Supreme Court asks ‘sexy’ judge to explain

By Jomar Canlas, Reporter

The Supreme Court ordered a probe into a complaint filed by Steel Corp. against a woman judge who posted a “sexy” photo of herself on the Friendster website.

The High Court, through the Office of the Court Administrator Zenaida Elepano, asked Batangas City Regional Trial Court Judge Ma. Cecilia Austria to explain her side in 10 days on a complaint filed by Antonio Lorenzana, Steel Corp. vice-president. He is fighting Austria’s decision to rehabilitate the company.

The Manila Times tried calling Austria’s office in Batangas several times but did not get through.

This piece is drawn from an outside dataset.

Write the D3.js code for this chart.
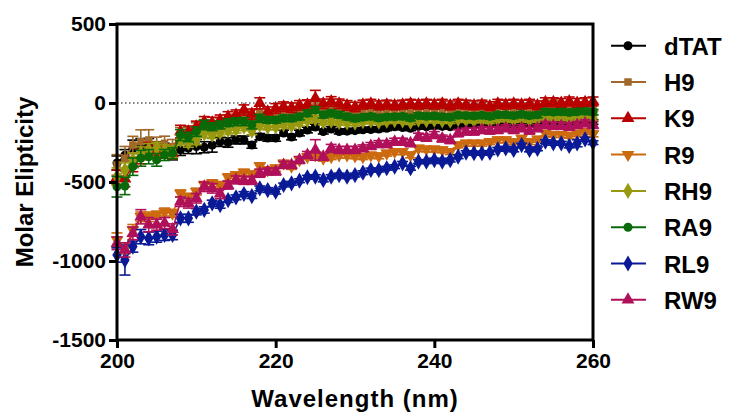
<!DOCTYPE html>
<html>
<head>
<meta charset="utf-8">
<script src="https://cdn.jsdelivr.net/npm/d3@7"></script>
<style>
  body { margin: 0; background: #fff; }
  text { font-family: Arial, "Liberation Sans", sans-serif; font-weight: bold; fill: #000; }
</style>
</head>
<body>
<div id="chart"></div>
<script>
// wavelengths 200..260 nm, 1 nm step
const wavelengths = d3.range(200, 261);

const seriesNames = ["dTAT", "H9", "K9", "R9", "RH9", "RA9", "RL9", "RW9"];
const seriesColors = ["#000000", "#a0692a", "#b80000", "#cc6a10", "#999910", "#0a6a0a", "#0a1a96", "#b0105a"];

const dTAT = [-380,-330,-290,-270,-260,-290,-300,-310,-297,-285,-276,-280,-266,-245,-250,-234,-234,-266,-213,-222,-222,-190,-215,-190,-171,-152,-181,-165,-181,-178,-175,-170,-168,-165,-160,-150,-155,-160,-148,-150,-145,-148,-150,-139,-140,-138,-135,-140,-135,-130,-138,-130,-135,-130,-118,-120,-118,-122,-118,-115,-120];
const H9 = [-392,-350,-266,-245,-234,-266,-255,-276,-200,-195,-170,-140,-150,-130,-110,-100,-80,-100,-60,-85,-70,-60,-65,-55,-45,-30,-50,-40,-45,-50,-55,-45,-40,-48,-42,-45,-40,-48,-38,-42,-40,-45,-48,-35,-38,-40,-36,-42,-32,-35,-40,-30,-38,-35,-20,-22,-20,-25,-20,-18,-25];
const K9 = [-470,-480,-390,-340,-290,-310,-300,-320,-181,-181,-150,-118,-125,-108,-87,-76,-44,-70,-2,-55,-34,-23,-30,-15,-10,30,-5,10,-5,-15,-25,-10,-5,-15,-10,-15,-10,-5,-10,-5,-10,-5,-15,-5,-10,-15,-10,-20,-5,-10,-5,-10,-5,-15,5,5,0,10,0,5,10];
const R9 = [-867,-920,-804,-720,-720,-709,-690,-698,-572,-593,-561,-519,-508,-519,-470,-456,-439,-450,-399,-424,-413,-382,-400,-361,-340,-329,-350,-340,-330,-330,-335,-340,-330,-335,-318,-308,-308,-329,-287,-292,-292,-297,-308,-266,-255,-255,-255,-245,-234,-234,-245,-224,-245,-230,-192,-200,-200,-205,-192,-181,-196];
const RH9 = [-466,-424,-360,-318,-297,-285,-300,-310,-234,-250,-234,-192,-200,-185,-171,-165,-150,-175,-139,-150,-148,-135,-140,-125,-108,-100,-118,-112,-120,-122,-124,-115,-110,-118,-112,-108,-110,-118,-105,-108,-105,-110,-112,-100,-105,-108,-104,-112,-100,-100,-105,-97,-105,-100,-90,-92,-90,-95,-90,-87,-92];
const RA9 = [-530,-525,-403,-350,-340,-360,-329,-318,-203,-215,-181,-139,-150,-139,-125,-118,-118,-139,-97,-108,-108,-97,-97,-87,-65,-44,-75,-65,-75,-87,-97,-90,-85,-95,-88,-87,-85,-95,-80,-85,-82,-87,-90,-78,-80,-82,-78,-85,-75,-75,-80,-72,-80,-75,-55,-58,-55,-60,-55,-52,-58];
const RL9 = [-962,-994,-909,-846,-857,-846,-835,-835,-730,-730,-688,-677,-635,-646,-614,-597,-576,-589,-540,-551,-561,-519,-508,-492,-470,-466,-487,-466,-456,-466,-456,-441,-424,-424,-413,-403,-382,-413,-371,-371,-361,-371,-361,-340,-314,-318,-318,-314,-293,-287,-297,-266,-297,-290,-245,-255,-255,-272,-255,-230,-251];
const RW9 = [-888,-930,-825,-720,-770,-770,-760,-800,-625,-635,-603,-530,-540,-575,-520,-487,-490,-490,-445,-434,-434,-392,-392,-361,-329,-297,-340,-287,-297,-297,-297,-287,-272,-260,-260,-245,-245,-255,-213,-220,-203,-225,-235,-192,-181,-181,-171,-175,-171,-160,-171,-160,-175,-160,-139,-145,-145,-150,-139,-129,-139];

// error bars (SEM)
const dTATErr = [45,35,55,45,35,45,45,50,35,35,45,35,45,30,30,25,25,20,20,20,20,18,18,18,18,18,15,15,15,15,15,15,15,15,15,15,15,15,15,15,15,15,15,15,15,15,15,15,15,15,15,15,15,15,15,15,15,15,15,15,15];
const H9Err = [65,75,55,75,65,50,45,45,45,40,45,35,35,35,35,30,30,30,40,28,28,28,28,28,28,30,28,28,28,28,28,25,25,25,25,25,25,25,25,25,25,25,25,25,25,25,25,25,25,28,25,25,25,25,30,40,25,25,25,25,25];
const K9Err = [45,50,45,45,40,40,35,35,40,35,35,32,35,32,32,32,32,32,35,30,30,30,30,30,30,50,30,30,30,30,30,28,28,28,28,28,28,28,28,28,28,28,28,28,28,28,28,28,28,28,28,28,28,28,28,28,28,28,28,28,28];
const R9Err = [45,35,35,30,30,25,25,25,22,22,22,22,22,22,22,20,20,20,20,20,20,20,20,18,18,18,18,18,18,18,18,18,18,18,18,18,18,18,18,18,18,18,18,18,18,18,18,18,18,18,18,18,18,18,18,18,18,18,18,18,18];
const RH9Err = [55,45,45,40,40,35,35,35,30,30,30,25,25,25,25,25,25,25,25,20,20,20,20,20,20,20,20,20,20,20,20,18,18,18,18,18,18,18,18,18,18,18,18,18,18,18,18,18,18,18,18,18,18,18,18,18,18,18,18,18,18];
const RA9Err = [65,55,55,50,45,40,35,35,35,30,30,30,25,25,25,25,25,25,25,20,20,20,20,20,20,20,20,20,20,20,20,18,18,18,18,18,18,18,18,18,18,18,18,18,18,18,18,18,18,18,18,18,18,18,18,18,18,18,18,18,18];
const RL9Err = [45,95,35,45,40,35,35,30,25,25,20,20,20,20,15,15,15,15,15,15,15,12,12,12,12,12,12,12,12,12,12,12,12,12,12,12,12,12,12,12,12,12,12,12,12,12,12,12,12,12,12,12,12,12,12,12,12,12,22,12,12];
const RW9Err = [40,45,40,45,45,35,35,35,30,30,30,30,30,30,25,25,25,25,25,22,22,22,22,22,22,65,22,25,22,22,22,22,22,22,22,22,22,22,22,22,22,22,22,22,22,22,22,22,22,22,22,22,22,22,22,22,22,22,22,22,22];

const seriesValues = [dTAT, H9, K9, R9, RH9, RA9, RL9, RW9];
const seriesErrors = [dTATErr, H9Err, K9Err, R9Err, RH9Err, RA9Err, RL9Err, RW9Err];
// marker: [d3 symbol, rotation]
const seriesMarkers = [
  [d3.symbolCircle, 0], [d3.symbolSquare, 0], [d3.symbolTriangle, 0], [d3.symbolTriangle, 180],
  [d3.symbolDiamond, 0], [d3.symbolCircle, 0], [d3.symbolDiamond, 0], [d3.symbolTriangle, 0]
];

const xTicks = [200, 220, 240, 260];
const yTicks = [-1500, -1000, -500, 0, 500];

const W = 732, H = 415;
const plot = {left: 117, right: 593, top: 24, bottom: 340};

const svg = d3.select("#chart").append("svg")
  .attr("width", W).attr("height", H)
  .attr("xmlns", "http://www.w3.org/2000/svg");

const x = d3.scaleLinear().domain([200, 260]).range([plot.left, plot.right]);
const y = d3.scaleLinear().domain([-1500, 500]).range([plot.bottom, plot.top]);

// zero line
svg.append("line")
  .attr("x1", plot.left).attr("x2", plot.right)
  .attr("y1", y(0)).attr("y2", y(0))
  .attr("stroke", "#000").attr("stroke-width", 1)
  .attr("stroke-dasharray", "1.5,2.5");

const symbolSize = [64, 56, 72, 72, 76, 64, 76, 72];

const lineGen = d3.line()
  .x(function(d) { return x(d.w); })
  .y(function(d) { return y(d.v); });

for (let s = 0; s < seriesNames.length; s++) {
  const color = seriesColors[s];
  const data = wavelengths.map(function(w, i) {
    return {w: w, v: seriesValues[s][i], e: seriesErrors[s][i]};
  });
  const g = svg.append("g").attr("class", "series-" + seriesNames[s]);

  // error bars
  const eb = g.selectAll(".err").data(data).enter().append("g").attr("class", "err")
    .attr("stroke", color).attr("stroke-width", 1.6);
  eb.append("line")
    .attr("x1", function(d) { return x(d.w); })
    .attr("x2", function(d) { return x(d.w); })
    .attr("y1", function(d) { return y(d.v - d.e); })
    .attr("y2", function(d) { return y(d.v + d.e); });
  eb.append("line")
    .attr("x1", function(d) { return x(d.w) - 5.5; })
    .attr("x2", function(d) { return x(d.w) + 5.5; })
    .attr("y1", function(d) { return y(d.v + d.e); })
    .attr("y2", function(d) { return y(d.v + d.e); });
  eb.append("line")
    .attr("x1", function(d) { return x(d.w) - 5.5; })
    .attr("x2", function(d) { return x(d.w) + 5.5; })
    .attr("y1", function(d) { return y(d.v - d.e); })
    .attr("y2", function(d) { return y(d.v - d.e); });

  g.append("path")
    .datum(data)
    .attr("d", lineGen)
    .attr("fill", "none")
    .attr("stroke", color)
    .attr("stroke-width", 1.5);

  const sym = d3.symbol().type(seriesMarkers[s][0]).size(symbolSize[s]);
  g.selectAll(".pt").data(data).enter().append("path").attr("class", "pt")
    .attr("d", sym)
    .attr("fill", color)
    .attr("transform", function(d) {
      return "translate(" + x(d.w) + "," + y(d.v) + ") rotate(" + seriesMarkers[s][1] + ")";
    });
}

// frame
svg.append("rect")
  .attr("x", plot.left).attr("y", plot.top)
  .attr("width", plot.right - plot.left).attr("height", plot.bottom - plot.top)
  .attr("fill", "none").attr("stroke", "#000").attr("stroke-width", 3);

// axes
const xAxis = svg.append("g")
  .attr("transform", "translate(0," + plot.bottom + ")")
  .call(d3.axisBottom(x).tickValues(xTicks).tickSize(8).tickPadding(5).tickFormat(d3.format("d")));
const yAxis = svg.append("g")
  .attr("transform", "translate(" + plot.left + ",0)")
  .call(d3.axisLeft(y).tickValues(yTicks).tickSize(8).tickPadding(3).tickFormat(d3.format("d")));

[xAxis, yAxis].forEach(function(a) {
  a.select(".domain").remove();
  a.selectAll(".tick line").attr("stroke", "#000").attr("stroke-width", 3);
  a.selectAll(".tick text")
    .attr("fill", "#000")
    .style("font-size", "21px")
    .style("font-family", "Arial, 'Liberation Sans', sans-serif")
    .style("font-weight", "bold");
});
yAxis.selectAll(".tick text").text(function(d) { return d < 0 ? "-" + Math.abs(d) : d; });

// axis titles
svg.append("text")
  .attr("x", (plot.left + plot.right) / 2).attr("y", 407)
  .attr("text-anchor", "middle")
  .style("font-size", "24px").style("letter-spacing", "1px")
  .text("Wavelength (nm)");

svg.append("text")
  .attr("transform", "translate(33," + ((plot.top + plot.bottom) / 2) + ") rotate(-90)")
  .attr("text-anchor", "middle")
  .style("font-size", "24px")
  .text("Molar Elipticity");

// legend
const legend = svg.append("g").attr("class", "legend");
seriesNames.forEach(function(name, s) {
  const cy = 45.7 + s * 36.3;
  const row = legend.append("g");
  row.append("line")
    .attr("x1", 611).attr("x2", 646).attr("y1", cy).attr("y2", cy)
    .attr("stroke", seriesColors[s]).attr("stroke-width", 2);
  row.append("path")
    .attr("d", d3.symbol().type(seriesMarkers[s][0]).size(symbolSize[s])())
    .attr("fill", seriesColors[s])
    .attr("transform", "translate(628," + cy + ") rotate(" + seriesMarkers[s][1] + ")");
  row.append("text")
    .attr("x", 664).attr("y", cy + 9)
    .style("font-size", "24px")
    .text(name);
});
</script>
</body>
</html>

She is accused of arbitrarily deciding to reduce Steel Corp.’s equity value to be used in the debt-to-equity conversion that she adopted in the rehabilitation plan, and for having done this without conducting a hearing to determine the imminent danger of dissipation of business operations that could be considered as a legal ground as required by law before the appointment of a management committee.

Company executives are asking help from Chief Justice Reynato Puno and Court of Appeals Presiding Justice Conrado Vasquez for what Steel Corp. considered as “the injustice it suffered” before a special commercial court in Batangas City.

Steel Corp. also asked the Supreme Court to investigate the possibility of a rigged raffling of cases at the Court of Appeals.

Lawyer Ferdinand Topacio, counsel for Steel Corp., said he wonders how the four cases filed by the company at the Court of Appeals “miraculously” ended up in the sala of only one of the 52 associate justices—that of Sixto Marella.

“I believe there [are] enough circumstances to reasonably assume that there is an anomaly,” Topacio said.

He asked the High Court and the Court of Appeals leaderships “to investigate the circumstances surrounding our cases in order to clear the air of any cloud of doubts that the process had been manipulated in favor of a particular party litigant.”

Steel Corp. elevated their case to the Court of Appeals by filing a petition for a restraining order against the implementation of a rehabilitation plan sought by one of the company’s creditor banks, Banco de Oro-Equitable Philippine Commercial and Industrial Bank (BDO-EPCIB), which originated from the sala of Judge Austria.

Marella said he has no control over the raffling of cases and over other justices who had inhibited themselves and unloaded the cases to his sala.

In a petition for review on certiorari, Steel Corp. asked the Court of Appeals to junk the Batangas court’s ruling that places the firm under rehabilitation. The executives fear that the real intention is not to rehabilitate the firm, but to allow another party to take over management.

Steel Corp.’s petition argues that the Batangas court committed an error and violated the firm’s right to due process in granting creditor bank’s petition, despite the fact that the lower court itself is not experienced in corporate rehabilitation.